Health Care and Underpants Gnomes

Steven Horowitz latest editorial is a must read:


Congress recently passed a bill that will substantially increase the government’s discretion over health care. How can we better understand it? The cartoons South Park and The Care Bears can teach us an important lesson about economics and politics. And in so doing, they also caution us about why we need to take such topics more seriously than cartoons do.

In a classic episode of South Park the boys have to write a paper about corporations. They end up encountering a group of underpants gnomes who have a detailed business plan:

1. Collect Underpants

2. ?

3. Profit

.......Effective economic and political institutions are ones that provide both the incentives for people to pursue their own good by serving others and the knowledge of which actions will do so. In the world of the underpants gnomes, and the world of health care reform, such questions are not asked. Results are expected to magically appear from good intentions.

In short, a lot of people focus their energy and attention on the goal of “health care for everybody” without really thinking hard about the steps between passage of the bill and what they want to happen. Applied economics, according to Sowell, is the art of “thinking past stage one,” and our refusal to do that will cost us trillions of dollars. The previous administration failed to think past Stage One when it started writing checks for wars of questionable merit and for bailouts of financial firms. The current administration has continued the trend with health care reform.

The Care Bears are kind of like the underpants gnomes in that they too think good intentions are enough. They fight evil with what is called “The Care Bear Stare.” Wikipedia explains:

The Care Bears’ ultimate weapon is the “Care Bear Stare,” in which the collected Bears stand together and radiate light from their respective tummy symbols. These combine to form a ray of love and good cheer which could bring care and joy into the target’s heart.

This describes the shallowness of a lot of public-policy debates. Rather than focusing on the processes by which social decisions are made, people debate the merits of proposed legislation based on their intended outcomes, and this frames opposition to well-meaning legislation as follows: People who want the legislation are kind and good; people who don’t want it are either evil or corrupt or they just don’t want to share. One need only examine the rhetoric coming from the pro-ObamaCare side in the final congressional debates to see this in action.

.........Judging legislation by its intentions and not engaging in real social scientific analysis is the equivalent of using the Care Bear Stare. And when trillions of dollars, most of it coming from the future wealth of our children, is on the line, it is the height of irresponsibility.

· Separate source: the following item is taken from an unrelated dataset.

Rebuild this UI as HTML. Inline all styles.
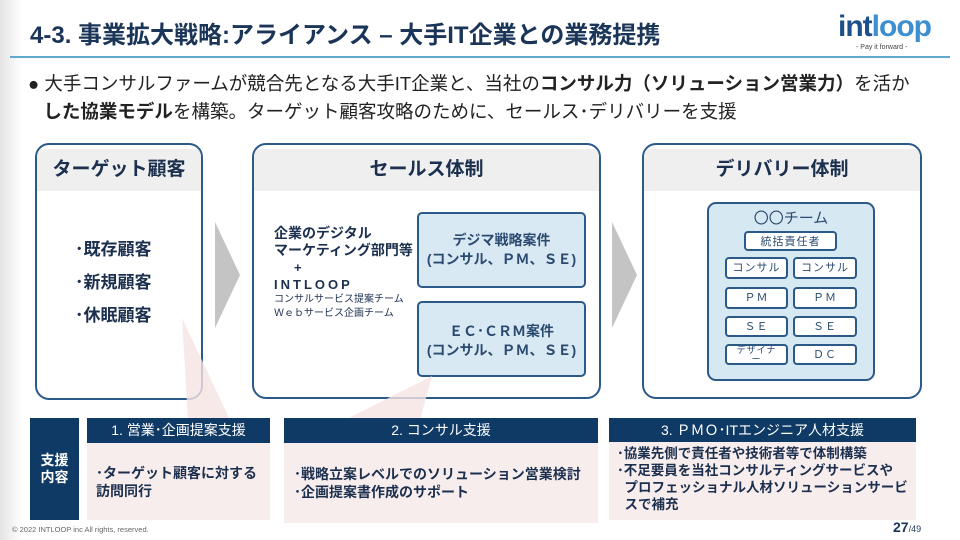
<!DOCTYPE html>
<html><head><meta charset="utf-8">
<style>
*{margin:0;padding:0;box-sizing:border-box}
body{width:960px;height:540px;overflow:hidden;background:#fff;font-family:"Liberation Sans","Noto Sans CJK JP",sans-serif;position:relative;color:#1b2f4e}
.a{position:absolute;white-space:nowrap}
.box{position:absolute;border:2px solid #2c5a88;border-radius:14px;background:#fff;overflow:hidden}
.hd{position:absolute;left:0;right:0;top:4px;height:42px;background:#efefef;text-align:center;font-weight:bold;font-size:19px;line-height:42px;color:#1b2f4e}
.sb{position:absolute;border:2px solid #2c5a88;border-radius:5px;background:#d9e9f3;text-align:center;font-size:14px;font-weight:bold;color:#2a4a70;line-height:19px}
.c{position:absolute;border:2px solid #2c5a88;border-radius:4px;background:#fff;text-align:center;font-size:11px;color:#2a4a70;line-height:18px;letter-spacing:1px}
.bar{position:absolute;background:#0f3a66;color:#fff;text-align:center;font-size:14px;line-height:25px}
.pk{position:absolute;background:#f8eded}
</style></head><body>
<div class="a" style="left:0;top:0;width:22px;height:540px;background:linear-gradient(90deg,#e4e4e4,#fff)"></div>
<div class="a" style="left:30px;top:15px;font-size:24px;font-weight:bold;color:#1b3558">4-3. 事業拡大戦略:アライアンス – 大手IT企業との業務提携</div>
<div class="a" style="left:10px;top:56px;width:940px;height:2px;background:#5ea9cf"></div>
<div class="a" style="left:838px;top:10px;font-size:30px;font-weight:bold;color:#1d4f8a;letter-spacing:-1px">int<span style="color:#3d8fd0">loop</span></div>
<div class="a" style="left:856px;top:44px;font-size:7px;color:#444">- Pay it forward -</div>
<div class="a" style="left:28px;top:70px;font-size:18.5px;line-height:28px;color:#222">● 大手コンサルファームが競合先となる大手IT企業と、当社の<b>コンサル力（ソリューション営業力）</b>を活か<br>&nbsp;&nbsp;&nbsp;<b>した協業モデル</b>を構築。ターゲット顧客攻略のために、セールス･デリバリーを支援</div>

<svg class="a" style="left:0;top:0" width="960" height="540">
<polygon points="215,222 240,275 215,328" fill="#c4c4c4"/>
<polygon points="612,222 637,275 612,328" fill="#c4c4c4"/>
</svg>

<div class="box" style="left:35px;top:143px;width:168px;height:257px"><div class="hd">ターゲット顧客</div>
<div class="a" style="left:38px;top:88px;font-size:17px;font-weight:bold;line-height:33px">･既存顧客<br>･新規顧客<br>･休眠顧客</div></div>

<div class="box" style="left:252px;top:143px;width:349px;height:256px"><div class="hd">セールス体制</div>
<div class="a" style="left:20px;top:80px;font-size:14px;font-weight:bold;line-height:17px">企業のデジタル<br>マーケティング部門等</div>
<div class="a" style="left:40px;top:115px;font-size:13px;font-weight:bold">+</div>
<div class="a" style="left:20px;top:132px;font-size:13px;font-weight:bold;letter-spacing:3px">INTLOOP</div>
<div class="a" style="left:20px;top:148px;font-size:10px;line-height:14px">コンサルサービス提案チーム<br>Ｗｅｂサービス企画チーム</div>
<div class="sb" style="left:163px;top:67px;width:169px;height:76px;padding-top:17px">デジマ戦略案件<br>(コンサル、ＰＭ、ＳＥ)</div>
<div class="sb" style="left:163px;top:156px;width:169px;height:76px;padding-top:19px">ＥＣ･ＣＲＭ案件<br>(コンサル、ＰＭ、ＳＥ)</div>
</div>

<div class="box" style="left:642px;top:143px;width:280px;height:256px"><div class="hd">デリバリー体制</div>
<div class="a" style="left:63px;top:57px;width:168px;height:179px;border:2px solid #2c5a88;border-radius:9px;background:#d6e8f2"></div>
<div class="a" style="left:63px;top:62px;width:168px;text-align:center;font-size:15px;color:#2a4a70">〇〇チーム</div>
<div class="c" style="left:100px;top:86px;width:93px;height:20px">統括責任者</div>
<div class="c" style="left:81px;top:112px;width:63px;height:22px">コンサル</div>
<div class="c" style="left:149px;top:112px;width:64px;height:22px">コンサル</div>
<div class="c" style="left:81px;top:142px;width:63px;height:22px">ＰＭ</div>
<div class="c" style="left:149px;top:142px;width:64px;height:22px">ＰＭ</div>
<div class="c" style="left:81px;top:171px;width:63px;height:21px">ＳＥ</div>
<div class="c" style="left:149px;top:171px;width:64px;height:21px">ＳＥ</div>
<div class="c" style="left:81px;top:199px;width:63px;height:21px;font-size:9px;line-height:9px">デザイナ<br>ー</div>
<div class="c" style="left:149px;top:199px;width:64px;height:21px">ＤＣ</div>
</div>

<svg class="a" style="left:0;top:0" width="960" height="540">
<polygon points="182,318 188,420 230,420" fill="#f6e4e4" opacity="0.8"/>
<polygon points="432,376 345,420 420,420" fill="#f6e4e4" opacity="0.8"/>
</svg>

<div class="a" style="left:30px;top:418px;width:49px;height:102px;background:#0f3a66;color:#fff;font-size:14px;font-weight:bold;text-align:center;line-height:17px;padding-top:34px">支援<br>内容</div>
<div class="bar" style="left:87px;top:418px;width:183px">1. 営業･企画提案支援</div>
<div class="pk" style="left:87px;top:443px;width:183px;height:77px"></div>
<div class="a" style="left:96px;top:464px;font-size:14px;font-weight:bold;line-height:18px">･ターゲット顧客に対する<br>訪問同行</div>
<div class="bar" style="left:284px;top:418px;width:314px">2. コンサル支援</div>
<div class="pk" style="left:284px;top:443px;width:314px;height:80px"></div>
<div class="a" style="left:294px;top:465px;font-size:14px;font-weight:bold;line-height:18px">･戦略立案レベルでのソリューション営業検討<br>･企画提案書作成のサポート</div>
<div class="bar" style="left:609px;top:418px;width:307px;height:24px;line-height:24px">3. ＰＭＯ･ITエンジニア人材支援</div>
<div class="pk" style="left:609px;top:442px;width:307px;height:78px"></div>
<div class="a" style="left:617px;top:445px;font-size:13.5px;font-weight:bold;line-height:17px">･協業先側で責任者や技術者等で体制構築<br>･不足要員を当社コンサルティングサービスや<br>&nbsp;&nbsp;プロフェッショナル人材ソリューションサービ<br>&nbsp;&nbsp;スで補充</div>

<div class="a" style="left:12px;top:525px;font-size:7.5px;color:#666">© 2022 INTLOOP inc All rights, reserved.</div>
<div class="a" style="left:893px;top:519px;font-size:14px;font-weight:bold;color:#1b3558">27<span style="font-size:9px;font-weight:normal">/49</span></div>
</body></html>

We predict that future economics textbooks will look back on the disaster that emerges from the so-called “health care reform” as a classic example of the law of unintended consequences and, we hope, of the difference between decision-making in politics and decision-making in markets. We should not be surprised to find out that when we approach serious social issues with the mindset of cartoon characters that our economy quickly begins to resemble a cartoon. In this case, we fear we that in spending trillions on intentions, we have become like Wile E. Coyote running off the cliff and hanging in midair until he realizes the situation he’s created for himself, at which point he comes crashing down.